Dataset excerpt:
^^^^^^^^^^^^^^^^

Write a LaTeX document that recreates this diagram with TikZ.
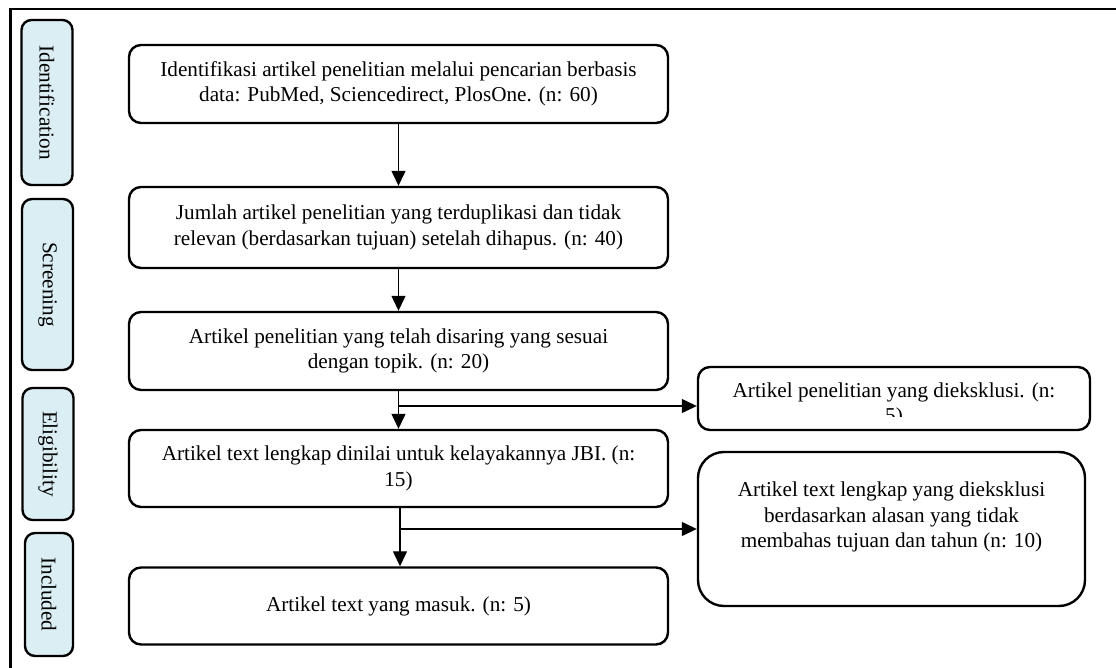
\documentclass[tikz,border=0pt]{standalone}
\usepackage{fontspec}
\setmainfont{Liberation Serif}
\usetikzlibrary{arrows.meta}
\definecolor{lblue}{HTML}{DAEEF3}
\tikzset{
  mainbox/.style={draw, line width=2.4pt, rounded corners=12pt, align=center, inner sep=0pt},
  stagebox/.style={draw, line width=2.4pt, rounded corners=10pt, fill=lblue, rotate=-90, inner sep=0pt, minimum height=51pt},
  arr/.style={line width=1.3pt, -{Triangle[length=15pt,width=14pt]}},
  txt/.style={align=center, inner sep=0pt, font=\fontsize{21.2}{25.5}\selectfont}
}
\begin{document}
\begin{tikzpicture}[x=1pt,y=-1pt]
\useasboundingbox (0,0) rectangle (1116,668);
% frame
\draw[line width=2.4pt] (10.5,668) -- (10.5,9) -- (1116,9);
% stage labels
\node[stagebox, minimum width=165pt] (sid) at (47,102.5) {};
\node[txt, rotate=-90] at (sid.center) {Identification};
\node[stagebox, minimum width=171pt] (ssc) at (47.5,284.5) {};
\node[txt, rotate=-90] at (ssc.center) {Screening};
\node[stagebox, minimum width=132pt] (sel) at (48,454) {};
\node[txt, rotate=-90] at (sel.center) {Eligibility};
\node[stagebox, minimum width=123pt, minimum height=48pt] (sin) at (49,594.5) {};
\node[txt, rotate=-90] at (sin.center) {Included};
% main boxes
\node[mainbox, minimum width=539pt, minimum height=78pt] (b1) at (398.5,84) {};
\node[txt] at (b1.center) {Identifikasi artikel penelitian melalui pencarian berbasis\\data: PubMed, Sciencedirect, PlosOne. (n: 60)};
\node[mainbox, minimum width=539pt, minimum height=81pt] (b2) at (398.5,227.5) {};
\node[txt] at (b2.center) {Jumlah artikel penelitian yang terduplikasi dan tidak\\relevan (berdasarkan tujuan) setelah dihapus. (n: 40)};
\node[mainbox, minimum width=539pt, minimum height=78pt] (b3) at (398.5,351) {};
\node[txt] at (b3.center) {Artikel penelitian yang telah disaring yang sesuai\\dengan topik. (n: 20)};
\node[mainbox, minimum width=539pt, minimum height=77pt] (b4) at (398.5,468.5) {};
\node[txt] at (b4.center) {Artikel text lengkap dinilai untuk kelayakannya JBI. (n:\\15)};
\node[mainbox, minimum width=539pt, minimum height=77pt] (b5) at (398.5,606) {};
\node[txt] at (b5.center) {Artikel text yang masuk. (n: 5)};
% exclusion boxes
\node[mainbox, minimum width=392pt, minimum height=63pt] (e1) at (894,398.5) {};
\begin{scope}
\clip (700,369) rectangle (1088,416);
\node[txt] at (894,405) {Artikel penelitian yang dieksklusi. (n:\\5)};
\end{scope}
\node[mainbox, rounded corners=26pt, minimum width=387pt, minimum height=154pt] (e2) at (891.5,529) {};
\node[txt] at (891.5,517) {Artikel text lengkap yang dieksklusi\\berdasarkan alasan yang tidak\\membahas tujuan dan tahun (n: 10)};
% connectors
\draw[arr] (b1.south) -- (b2.north);
\draw[arr] (b2.south) -- (b3.north);
\draw[arr] (b3.south) -- (b4.north);
\coordinate (j1) at (398.5,406);
\draw[arr] (j1) -- (j1 -| e1.west);
\draw[arr] ([xshift=1.5pt]b4.south) -- ([xshift=1.5pt]b5.north);
\coordinate (j2) at (400,529);
\draw[arr] (j2) -- (j2 -| e2.west);
\end{tikzpicture}
\end{document}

^^^^^^^^^^^^^^^^

What is needed: Copy the data character for character, but drop all pictures from the copy.

Solution for this task:
Write a LaTeX document that recreates this diagram with TikZ.
\documentclass[tikz,border=0pt]{standalone}
\usepackage{fontspec}
\setmainfont{Liberation Serif}
\usetikzlibrary{arrows.meta}
\definecolor{lblue}{HTML}{DAEEF3}
\tikzset{
  mainbox/.style={draw, line width=2.4pt, rounded corners=12pt, align=center, inner sep=0pt},
  stagebox/.style={draw, line width=2.4pt, rounded corners=10pt, fill=lblue, rotate=-90, inner sep=0pt, minimum height=51pt},
  arr/.style={line width=1.3pt, -{Triangle[length=15pt,width=14pt]}},
  txt/.style={align=center, inner sep=0pt, font=\fontsize{21.2}{25.5}\selectfont}
}
\begin{document}
\begin{tikzpicture}[x=1pt,y=-1pt]
\useasboundingbox (0,0) rectangle (1116,668);
% frame
\draw[line width=2.4pt] (10.5,668) -- (10.5,9) -- (1116,9);
% stage labels
\node[stagebox, minimum width=165pt] (sid) at (47,102.5) {};
\node[txt, rotate=-90] at (sid.center) {Identification};
\node[stagebox, minimum width=171pt] (ssc) at (47.5,284.5) {};
\node[txt, rotate=-90] at (ssc.center) {Screening};
\node[stagebox, minimum width=132pt] (sel) at (48,454) {};
\node[txt, rotate=-90] at (sel.center) {Eligibility};
\node[stagebox, minimum width=123pt, minimum height=48pt] (sin) at (49,594.5) {};
\node[txt, rotate=-90] at (sin.center) {Included};
% main boxes
\node[mainbox, minimum width=539pt, minimum height=78pt] (b1) at (398.5,84) {};
\node[txt] at (b1.center) {Identifikasi artikel penelitian melalui pencarian berbasis\\data: PubMed, Sciencedirect, PlosOne. (n: 60)};
\node[mainbox, minimum width=539pt, minimum height=81pt] (b2) at (398.5,227.5) {};
\node[txt] at (b2.center) {Jumlah artikel penelitian yang terduplikasi dan tidak\\relevan (berdasarkan tujuan) setelah dihapus. (n: 40)};
\node[mainbox, minimum width=539pt, minimum height=78pt] (b3) at (398.5,351) {};
\node[txt] at (b3.center) {Artikel penelitian yang telah disaring yang sesuai\\dengan topik. (n: 20)};
\node[mainbox, minimum width=539pt, minimum height=77pt] (b4) at (398.5,468.5) {};
\node[txt] at (b4.center) {Artikel text lengkap dinilai untuk kelayakannya JBI. (n:\\15)};
\node[mainbox, minimum width=539pt, minimum height=77pt] (b5) at (398.5,606) {};
\node[txt] at (b5.center) {Artikel text yang masuk. (n: 5)};
% exclusion boxes
\node[mainbox, minimum width=392pt, minimum height=63pt] (e1) at (894,398.5) {};
\begin{scope}
\clip (700,369) rectangle (1088,416);
\node[txt] at (894,405) {Artikel penelitian yang dieksklusi. (n:\\5)};
\end{scope}
\node[mainbox, rounded corners=26pt, minimum width=387pt, minimum height=154pt] (e2) at (891.5,529) {};
\node[txt] at (891.5,517) {Artikel text lengkap yang dieksklusi\\berdasarkan alasan yang tidak\\membahas tujuan dan tahun (n: 10)};
% connectors
\draw[arr] (b1.south) -- (b2.north);
\draw[arr] (b2.south) -- (b3.north);
\draw[arr] (b3.south) -- (b4.north);
\coordinate (j1) at (398.5,406);
\draw[arr] (j1) -- (j1 -| e1.west);
\draw[arr] ([xshift=1.5pt]b4.south) -- ([xshift=1.5pt]b5.north);
\coordinate (j2) at (400,529);
\draw[arr] (j2) -- (j2 -| e2.west);
\end{tikzpicture}
\end{document}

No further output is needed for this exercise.